**Exercise instructions**: All the data should be repeated exactly. Any image in it is left out.

**Material**:
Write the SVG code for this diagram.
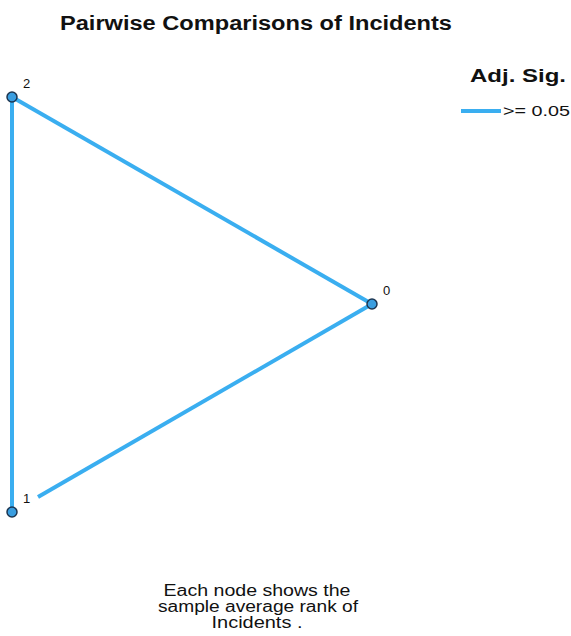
<svg xmlns="http://www.w3.org/2000/svg" width="571" height="636" viewBox="0 0 571 636">
<style>
text{font-family:"Liberation Sans",Arial,sans-serif;fill:#111}
.e{stroke:#3aaef0;stroke-width:4;fill:none}
.n{fill:#3a9ee0;stroke:#1c3550;stroke-width:1.5}
.lbl{font-size:13px}
.ft{font-size:16px;text-anchor:middle}
</style>
<rect width="571" height="636" fill="#fff"/>
<text x="256" y="30" font-size="20" font-weight="bold" text-anchor="middle" textLength="392" lengthAdjust="spacingAndGlyphs">Pairwise Comparisons of Incidents</text>
<g id="legend">
<text x="518" y="82" font-size="19" font-weight="bold" text-anchor="middle" textLength="96" lengthAdjust="spacingAndGlyphs">Adj. Sig.</text>
<line class="e" x1="461" y1="111" x2="501" y2="111"/>
<text x="503" y="116" font-size="15" textLength="67" lengthAdjust="spacingAndGlyphs">&gt;= 0.05</text>
</g>
<g id="edges">
<line class="e" x1="12" y1="97" x2="372" y2="304"/>
<line class="e" x1="12" y1="97" x2="12" y2="512"/>
<line class="e" x1="372" y1="304" x2="38" y2="497"/>
</g>
<g id="node2"><circle class="n" cx="12" cy="97" r="5"/><text class="lbl" x="23" y="88">2</text></g>
<g id="node0"><circle class="n" cx="372" cy="304" r="5"/><text class="lbl" x="383" y="295">0</text></g>
<g id="node1"><circle class="n" cx="12" cy="512" r="5"/><text class="lbl" x="23" y="503">1</text></g>
<text class="ft" x="257" y="596" textLength="187" lengthAdjust="spacingAndGlyphs">Each node shows the</text>
<text class="ft" x="258" y="612" textLength="200" lengthAdjust="spacingAndGlyphs">sample average rank of</text>
<text class="ft" x="257" y="628" textLength="91" lengthAdjust="spacingAndGlyphs">Incidents .</text>
</svg>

**Result**:
Write the SVG code for this diagram.
<svg xmlns="http://www.w3.org/2000/svg" width="571" height="636" viewBox="0 0 571 636">
<style>
text{font-family:"Liberation Sans",Arial,sans-serif;fill:#111}
.e{stroke:#3aaef0;stroke-width:4;fill:none}
.n{fill:#3a9ee0;stroke:#1c3550;stroke-width:1.5}
.lbl{font-size:13px}
.ft{font-size:16px;text-anchor:middle}
</style>
<rect width="571" height="636" fill="#fff"/>
<text x="256" y="30" font-size="20" font-weight="bold" text-anchor="middle" textLength="392" lengthAdjust="spacingAndGlyphs">Pairwise Comparisons of Incidents</text>
<g id="legend">
<text x="518" y="82" font-size="19" font-weight="bold" text-anchor="middle" textLength="96" lengthAdjust="spacingAndGlyphs">Adj. Sig.</text>
<line class="e" x1="461" y1="111" x2="501" y2="111"/>
<text x="503" y="116" font-size="15" textLength="67" lengthAdjust="spacingAndGlyphs">&gt;= 0.05</text>
</g>
<g id="edges">
<line class="e" x1="12" y1="97" x2="372" y2="304"/>
<line class="e" x1="12" y1="97" x2="12" y2="512"/>
<line class="e" x1="372" y1="304" x2="38" y2="497"/>
</g>
<g id="node2"><circle class="n" cx="12" cy="97" r="5"/><text class="lbl" x="23" y="88">2</text></g>
<g id="node0"><circle class="n" cx="372" cy="304" r="5"/><text class="lbl" x="383" y="295">0</text></g>
<g id="node1"><circle class="n" cx="12" cy="512" r="5"/><text class="lbl" x="23" y="503">1</text></g>
<text class="ft" x="257" y="596" textLength="187" lengthAdjust="spacingAndGlyphs">Each node shows the</text>
<text class="ft" x="258" y="612" textLength="200" lengthAdjust="spacingAndGlyphs">sample average rank of</text>
<text class="ft" x="257" y="628" textLength="91" lengthAdjust="spacingAndGlyphs">Incidents .</text>
</svg>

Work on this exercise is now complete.